What is asked >> Produce a word-for-word copy of the listing below without its pictures.

(Saved data entries)
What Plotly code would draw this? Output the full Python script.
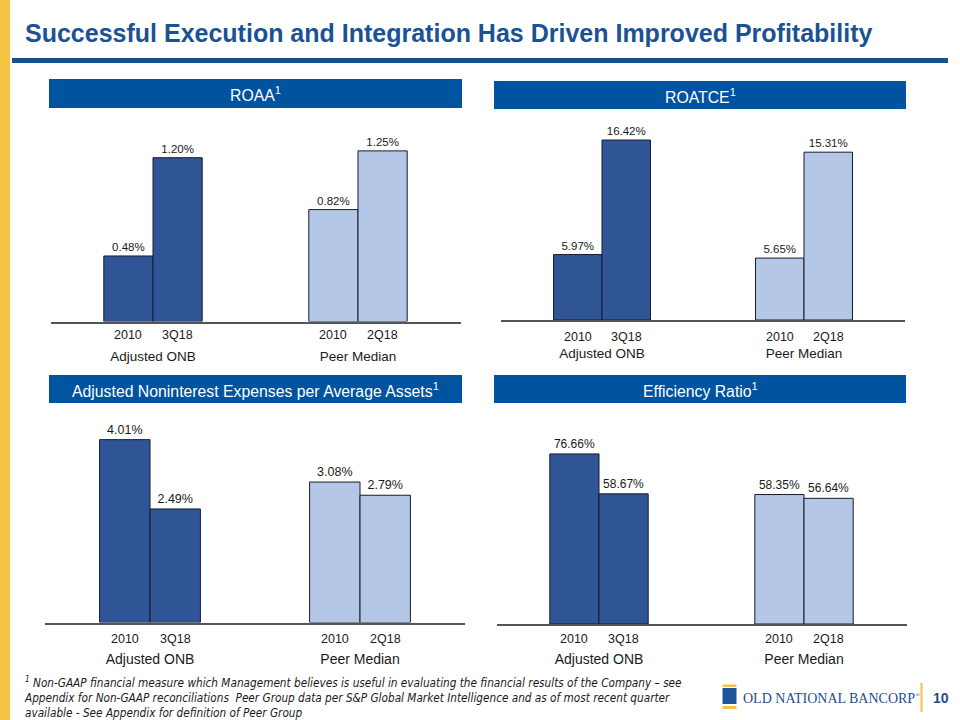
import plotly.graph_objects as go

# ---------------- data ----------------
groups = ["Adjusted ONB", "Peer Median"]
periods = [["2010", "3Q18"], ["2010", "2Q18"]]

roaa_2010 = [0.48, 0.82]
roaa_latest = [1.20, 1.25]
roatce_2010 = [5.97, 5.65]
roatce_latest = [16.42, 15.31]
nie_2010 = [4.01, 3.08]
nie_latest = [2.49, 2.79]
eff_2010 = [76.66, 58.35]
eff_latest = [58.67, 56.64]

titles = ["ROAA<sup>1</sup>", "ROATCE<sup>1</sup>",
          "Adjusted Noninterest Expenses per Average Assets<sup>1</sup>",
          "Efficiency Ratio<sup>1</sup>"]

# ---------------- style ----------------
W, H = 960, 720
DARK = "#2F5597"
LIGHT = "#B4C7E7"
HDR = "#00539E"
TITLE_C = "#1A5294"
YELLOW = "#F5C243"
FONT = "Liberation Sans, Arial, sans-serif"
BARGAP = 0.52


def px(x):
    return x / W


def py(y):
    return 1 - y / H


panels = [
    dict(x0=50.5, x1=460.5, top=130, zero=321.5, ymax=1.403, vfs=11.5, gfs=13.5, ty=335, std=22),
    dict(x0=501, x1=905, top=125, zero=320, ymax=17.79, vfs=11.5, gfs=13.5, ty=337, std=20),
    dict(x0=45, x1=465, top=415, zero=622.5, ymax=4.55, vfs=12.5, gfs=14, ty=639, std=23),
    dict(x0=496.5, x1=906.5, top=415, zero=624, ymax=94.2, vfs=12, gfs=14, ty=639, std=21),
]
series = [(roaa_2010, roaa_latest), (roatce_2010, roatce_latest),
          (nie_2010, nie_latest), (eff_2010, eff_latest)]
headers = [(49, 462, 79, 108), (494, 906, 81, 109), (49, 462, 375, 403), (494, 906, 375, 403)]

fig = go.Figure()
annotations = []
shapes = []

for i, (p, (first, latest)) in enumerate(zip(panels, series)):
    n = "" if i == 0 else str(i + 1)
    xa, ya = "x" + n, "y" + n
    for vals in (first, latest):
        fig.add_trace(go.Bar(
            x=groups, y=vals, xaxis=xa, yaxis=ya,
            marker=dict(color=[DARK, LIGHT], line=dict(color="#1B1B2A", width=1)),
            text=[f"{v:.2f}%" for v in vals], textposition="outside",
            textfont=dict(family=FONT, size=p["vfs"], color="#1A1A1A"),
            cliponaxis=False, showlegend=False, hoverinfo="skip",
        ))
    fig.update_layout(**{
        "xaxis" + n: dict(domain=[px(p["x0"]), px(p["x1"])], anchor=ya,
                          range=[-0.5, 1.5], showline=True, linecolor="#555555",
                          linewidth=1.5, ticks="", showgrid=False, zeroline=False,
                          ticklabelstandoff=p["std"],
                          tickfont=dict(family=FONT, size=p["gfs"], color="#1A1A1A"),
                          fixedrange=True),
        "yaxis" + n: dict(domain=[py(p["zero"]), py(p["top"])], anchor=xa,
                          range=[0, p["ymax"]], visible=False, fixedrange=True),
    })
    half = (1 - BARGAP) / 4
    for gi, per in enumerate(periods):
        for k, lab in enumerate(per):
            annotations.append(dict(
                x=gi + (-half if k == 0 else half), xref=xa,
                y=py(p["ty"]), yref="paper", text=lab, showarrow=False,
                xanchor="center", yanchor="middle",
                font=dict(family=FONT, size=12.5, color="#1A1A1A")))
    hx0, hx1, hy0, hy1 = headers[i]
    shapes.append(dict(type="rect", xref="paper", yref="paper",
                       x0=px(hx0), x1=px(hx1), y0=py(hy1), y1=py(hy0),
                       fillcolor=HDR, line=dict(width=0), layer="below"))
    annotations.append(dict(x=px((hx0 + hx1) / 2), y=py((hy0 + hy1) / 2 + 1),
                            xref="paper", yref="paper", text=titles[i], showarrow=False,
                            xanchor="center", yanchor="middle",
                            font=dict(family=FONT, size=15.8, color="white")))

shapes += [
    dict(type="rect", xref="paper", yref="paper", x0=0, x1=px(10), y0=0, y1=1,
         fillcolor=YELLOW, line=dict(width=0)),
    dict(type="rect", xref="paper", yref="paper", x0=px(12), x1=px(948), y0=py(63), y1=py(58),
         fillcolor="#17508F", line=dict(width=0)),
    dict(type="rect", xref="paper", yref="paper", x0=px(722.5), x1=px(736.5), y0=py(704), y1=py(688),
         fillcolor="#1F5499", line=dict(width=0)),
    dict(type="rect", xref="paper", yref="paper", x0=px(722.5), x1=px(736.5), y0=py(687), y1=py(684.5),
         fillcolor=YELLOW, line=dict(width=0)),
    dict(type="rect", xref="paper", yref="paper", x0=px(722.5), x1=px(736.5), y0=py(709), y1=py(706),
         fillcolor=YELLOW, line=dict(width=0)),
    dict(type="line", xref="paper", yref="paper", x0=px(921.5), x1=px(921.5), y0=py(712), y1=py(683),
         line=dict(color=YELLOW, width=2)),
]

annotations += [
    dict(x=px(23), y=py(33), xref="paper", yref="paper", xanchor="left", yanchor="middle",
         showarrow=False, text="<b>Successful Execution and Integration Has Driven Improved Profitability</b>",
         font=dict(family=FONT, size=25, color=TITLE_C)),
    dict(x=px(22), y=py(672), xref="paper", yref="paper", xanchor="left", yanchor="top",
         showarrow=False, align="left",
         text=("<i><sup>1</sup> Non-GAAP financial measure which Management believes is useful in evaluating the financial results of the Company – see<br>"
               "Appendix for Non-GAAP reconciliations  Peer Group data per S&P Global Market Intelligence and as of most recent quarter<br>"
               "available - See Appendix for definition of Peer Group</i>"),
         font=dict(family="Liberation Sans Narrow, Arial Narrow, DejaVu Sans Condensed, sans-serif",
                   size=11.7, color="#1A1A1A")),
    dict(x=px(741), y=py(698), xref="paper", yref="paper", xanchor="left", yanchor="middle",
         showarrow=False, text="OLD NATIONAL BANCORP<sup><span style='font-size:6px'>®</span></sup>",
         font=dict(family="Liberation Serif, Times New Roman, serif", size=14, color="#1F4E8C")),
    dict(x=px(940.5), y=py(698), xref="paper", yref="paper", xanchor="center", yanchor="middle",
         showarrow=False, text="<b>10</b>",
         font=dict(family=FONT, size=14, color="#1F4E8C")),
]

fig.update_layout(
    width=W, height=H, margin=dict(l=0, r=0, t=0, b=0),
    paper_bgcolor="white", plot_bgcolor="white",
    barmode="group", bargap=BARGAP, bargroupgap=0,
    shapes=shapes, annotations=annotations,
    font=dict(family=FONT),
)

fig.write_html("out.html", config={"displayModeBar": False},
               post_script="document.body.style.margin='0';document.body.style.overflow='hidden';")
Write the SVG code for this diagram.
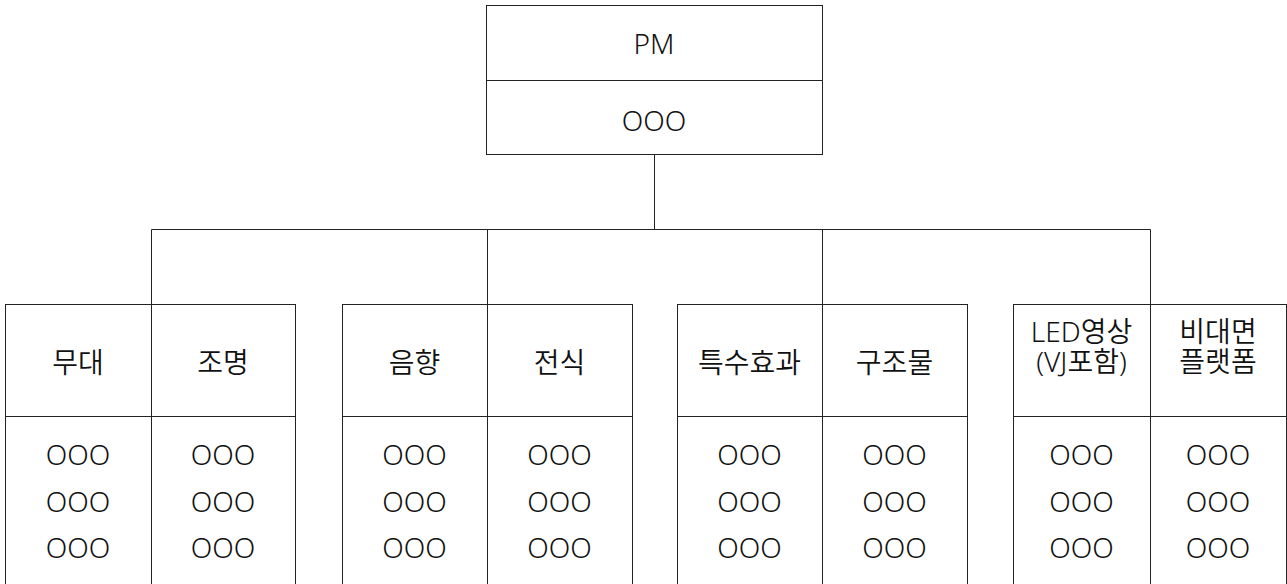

Reply to the task >>
What Plotly code would draw this? Output the full Python script.
import plotly.graph_objects as go

# ---------------- data ----------------
groups = ["Adjusted ONB", "Peer Median"]
periods = [["2010", "3Q18"], ["2010", "2Q18"]]

roaa_2010 = [0.48, 0.82]
roaa_latest = [1.20, 1.25]
roatce_2010 = [5.97, 5.65]
roatce_latest = [16.42, 15.31]
nie_2010 = [4.01, 3.08]
nie_latest = [2.49, 2.79]
eff_2010 = [76.66, 58.35]
eff_latest = [58.67, 56.64]

titles = ["ROAA<sup>1</sup>", "ROATCE<sup>1</sup>",
          "Adjusted Noninterest Expenses per Average Assets<sup>1</sup>",
          "Efficiency Ratio<sup>1</sup>"]

# ---------------- style ----------------
W, H = 960, 720
DARK = "#2F5597"
LIGHT = "#B4C7E7"
HDR = "#00539E"
TITLE_C = "#1A5294"
YELLOW = "#F5C243"
FONT = "Liberation Sans, Arial, sans-serif"
BARGAP = 0.52


def px(x):
    return x / W


def py(y):
    return 1 - y / H


panels = [
    dict(x0=50.5, x1=460.5, top=130, zero=321.5, ymax=1.403, vfs=11.5, gfs=13.5, ty=335, std=22),
    dict(x0=501, x1=905, top=125, zero=320, ymax=17.79, vfs=11.5, gfs=13.5, ty=337, std=20),
    dict(x0=45, x1=465, top=415, zero=622.5, ymax=4.55, vfs=12.5, gfs=14, ty=639, std=23),
    dict(x0=496.5, x1=906.5, top=415, zero=624, ymax=94.2, vfs=12, gfs=14, ty=639, std=21),
]
series = [(roaa_2010, roaa_latest), (roatce_2010, roatce_latest),
          (nie_2010, nie_latest), (eff_2010, eff_latest)]
headers = [(49, 462, 79, 108), (494, 906, 81, 109), (49, 462, 375, 403), (494, 906, 375, 403)]

fig = go.Figure()
annotations = []
shapes = []

for i, (p, (first, latest)) in enumerate(zip(panels, series)):
    n = "" if i == 0 else str(i + 1)
    xa, ya = "x" + n, "y" + n
    for vals in (first, latest):
        fig.add_trace(go.Bar(
            x=groups, y=vals, xaxis=xa, yaxis=ya,
            marker=dict(color=[DARK, LIGHT], line=dict(color="#1B1B2A", width=1)),
            text=[f"{v:.2f}%" for v in vals], textposition="outside",
            textfont=dict(family=FONT, size=p["vfs"], color="#1A1A1A"),
            cliponaxis=False, showlegend=False, hoverinfo="skip",
        ))
    fig.update_layout(**{
        "xaxis" + n: dict(domain=[px(p["x0"]), px(p["x1"])], anchor=ya,
                          range=[-0.5, 1.5], showline=True, linecolor="#555555",
                          linewidth=1.5, ticks="", showgrid=False, zeroline=False,
                          ticklabelstandoff=p["std"],
                          tickfont=dict(family=FONT, size=p["gfs"], color="#1A1A1A"),
                          fixedrange=True),
        "yaxis" + n: dict(domain=[py(p["zero"]), py(p["top"])], anchor=xa,
                          range=[0, p["ymax"]], visible=False, fixedrange=True),
    })
    half = (1 - BARGAP) / 4
    for gi, per in enumerate(periods):
        for k, lab in enumerate(per):
            annotations.append(dict(
                x=gi + (-half if k == 0 else half), xref=xa,
                y=py(p["ty"]), yref="paper", text=lab, showarrow=False,
                xanchor="center", yanchor="middle",
                font=dict(family=FONT, size=12.5, color="#1A1A1A")))
    hx0, hx1, hy0, hy1 = headers[i]
    shapes.append(dict(type="rect", xref="paper", yref="paper",
                       x0=px(hx0), x1=px(hx1), y0=py(hy1), y1=py(hy0),
                       fillcolor=HDR, line=dict(width=0), layer="below"))
    annotations.append(dict(x=px((hx0 + hx1) / 2), y=py((hy0 + hy1) / 2 + 1),
                            xref="paper", yref="paper", text=titles[i], showarrow=False,
                            xanchor="center", yanchor="middle",
                            font=dict(family=FONT, size=15.8, color="white")))

shapes += [
    dict(type="rect", xref="paper", yref="paper", x0=0, x1=px(10), y0=0, y1=1,
         fillcolor=YELLOW, line=dict(width=0)),
    dict(type="rect", xref="paper", yref="paper", x0=px(12), x1=px(948), y0=py(63), y1=py(58),
         fillcolor="#17508F", line=dict(width=0)),
    dict(type="rect", xref="paper", yref="paper", x0=px(722.5), x1=px(736.5), y0=py(704), y1=py(688),
         fillcolor="#1F5499", line=dict(width=0)),
    dict(type="rect", xref="paper", yref="paper", x0=px(722.5), x1=px(736.5), y0=py(687), y1=py(684.5),
         fillcolor=YELLOW, line=dict(width=0)),
    dict(type="rect", xref="paper", yref="paper", x0=px(722.5), x1=px(736.5), y0=py(709), y1=py(706),
         fillcolor=YELLOW, line=dict(width=0)),
    dict(type="line", xref="paper", yref="paper", x0=px(921.5), x1=px(921.5), y0=py(712), y1=py(683),
         line=dict(color=YELLOW, width=2)),
]

annotations += [
    dict(x=px(23), y=py(33), xref="paper", yref="paper", xanchor="left", yanchor="middle",
         showarrow=False, text="<b>Successful Execution and Integration Has Driven Improved Profitability</b>",
         font=dict(family=FONT, size=25, color=TITLE_C)),
    dict(x=px(22), y=py(672), xref="paper", yref="paper", xanchor="left", yanchor="top",
         showarrow=False, align="left",
         text=("<i><sup>1</sup> Non-GAAP financial measure which Management believes is useful in evaluating the financial results of the Company – see<br>"
               "Appendix for Non-GAAP reconciliations  Peer Group data per S&P Global Market Intelligence and as of most recent quarter<br>"
               "available - See Appendix for definition of Peer Group</i>"),
         font=dict(family="Liberation Sans Narrow, Arial Narrow, DejaVu Sans Condensed, sans-serif",
                   size=11.7, color="#1A1A1A")),
    dict(x=px(741), y=py(698), xref="paper", yref="paper", xanchor="left", yanchor="middle",
         showarrow=False, text="OLD NATIONAL BANCORP<sup><span style='font-size:6px'>®</span></sup>",
         font=dict(family="Liberation Serif, Times New Roman, serif", size=14, color="#1F4E8C")),
    dict(x=px(940.5), y=py(698), xref="paper", yref="paper", xanchor="center", yanchor="middle",
         showarrow=False, text="<b>10</b>",
         font=dict(family=FONT, size=14, color="#1F4E8C")),
]

fig.update_layout(
    width=W, height=H, margin=dict(l=0, r=0, t=0, b=0),
    paper_bgcolor="white", plot_bgcolor="white",
    barmode="group", bargap=BARGAP, bargroupgap=0,
    shapes=shapes, annotations=annotations,
    font=dict(family=FONT),
)

fig.write_html("out.html", config={"displayModeBar": False},
               post_script="document.body.style.margin='0';document.body.style.overflow='hidden';")
Write the SVG code for this diagram.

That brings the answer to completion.